Aryeh Bibi (אריה ביבי; born 28 April 1943) is an Israeli politician who served as a member of the Knesset for Kadima between 2009 and 2013.

==Biography==
Born in Baghdad in Iraq in 1943, Bibi made aliyah to Israel in 1950. He started his military service in the paratroopers brigade, later serving as commander of the Gaza Strip. He received a BA in the history of Israel.

He joined Israel Police, and served as commanding officer of the Yarkon region and Jerusalem, head of the police's general headquarters, and commissioner of the Israel Prison Service between 1993 and 1997. He also chaired the country's anti-drug authority and Lod's temporary local council.

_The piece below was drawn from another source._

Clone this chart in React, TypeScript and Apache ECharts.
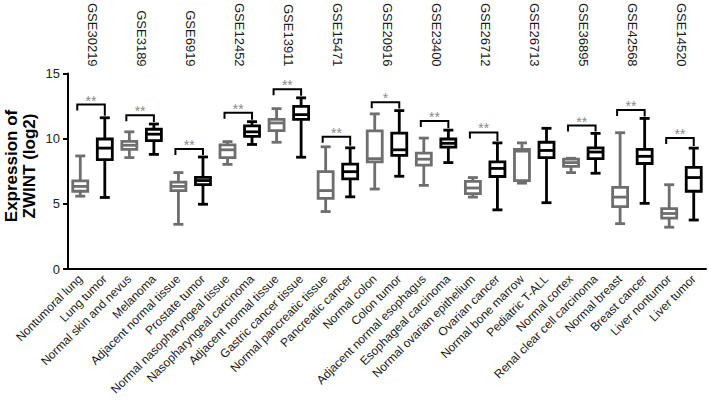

Prior to the 2009 elections he was placed twenty-sixth on the Kadima list and entered the Knesset as the party won 28 seats. Shortly before the 2013 elections Bibi left Kadima to join Likud. He was placed 63rd on the joint Likud Yisrael Beiteinu list, losing his seat as the alliance won only 31 seats.

Bibi currently lives in Petah Tikva, and is married to Helena Bibi, a former senior officer in the Israel Police and the Israel Prison Service, with four children. He is the father of Moshik Bibi, the director of Kadima faction in the Knesset.